Alex's mother believes if he didn’t get that military physical, they would have never caught his critical heart condition. A hospice nurse made arrangements for Alex to join the National Guard for a day. He got to ride in the humvee, go through drills, and train with the troops.  The NC National Guard made him an honorary member, and gave him the rank of major. 

“He came home that day in full uniform, grinning from ear to ear." 

Alex was diagnosed with P.A.H. when he was 18-years-old and lost his battle when he was 24-years-old. But his journey did not end in the hospital. 

“They made a set for him on that first day, and on the day he died they gave me his dog tags. Col. Poovey took one back and he also gave me one of his and said he would take them to the deployment and when he came back he would present them to me."

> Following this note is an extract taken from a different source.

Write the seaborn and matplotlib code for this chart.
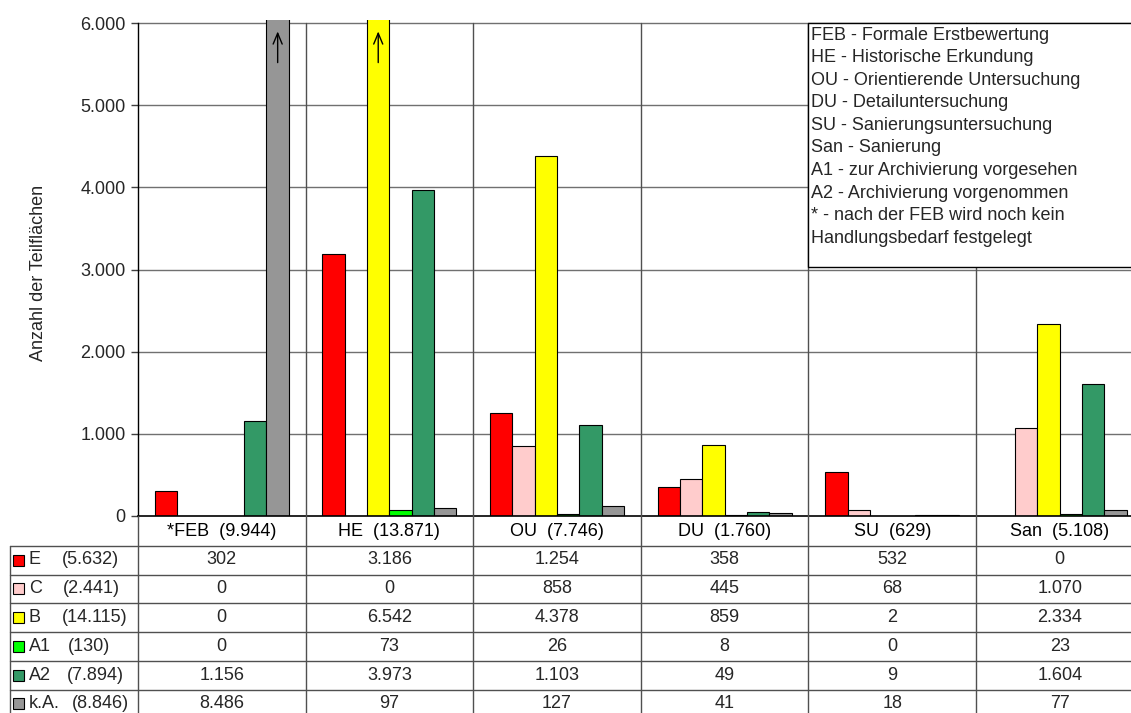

Lyles followed the battalion on Facebook as they traveled through the Middle East, carrying a piece of her son. 

“After a while oversees, you build bonds with everyone here,” said Specialist Raekwon Davis. “They become your brothers.”  

During Friday’s ceremony it was all smiles, except for one solider shedding a tear. Moments later he returned Alex’s dog tags to his mother, Betty. 

“It was a conclusion,” said Lyles. “It was something he always wanted to do and he did it.”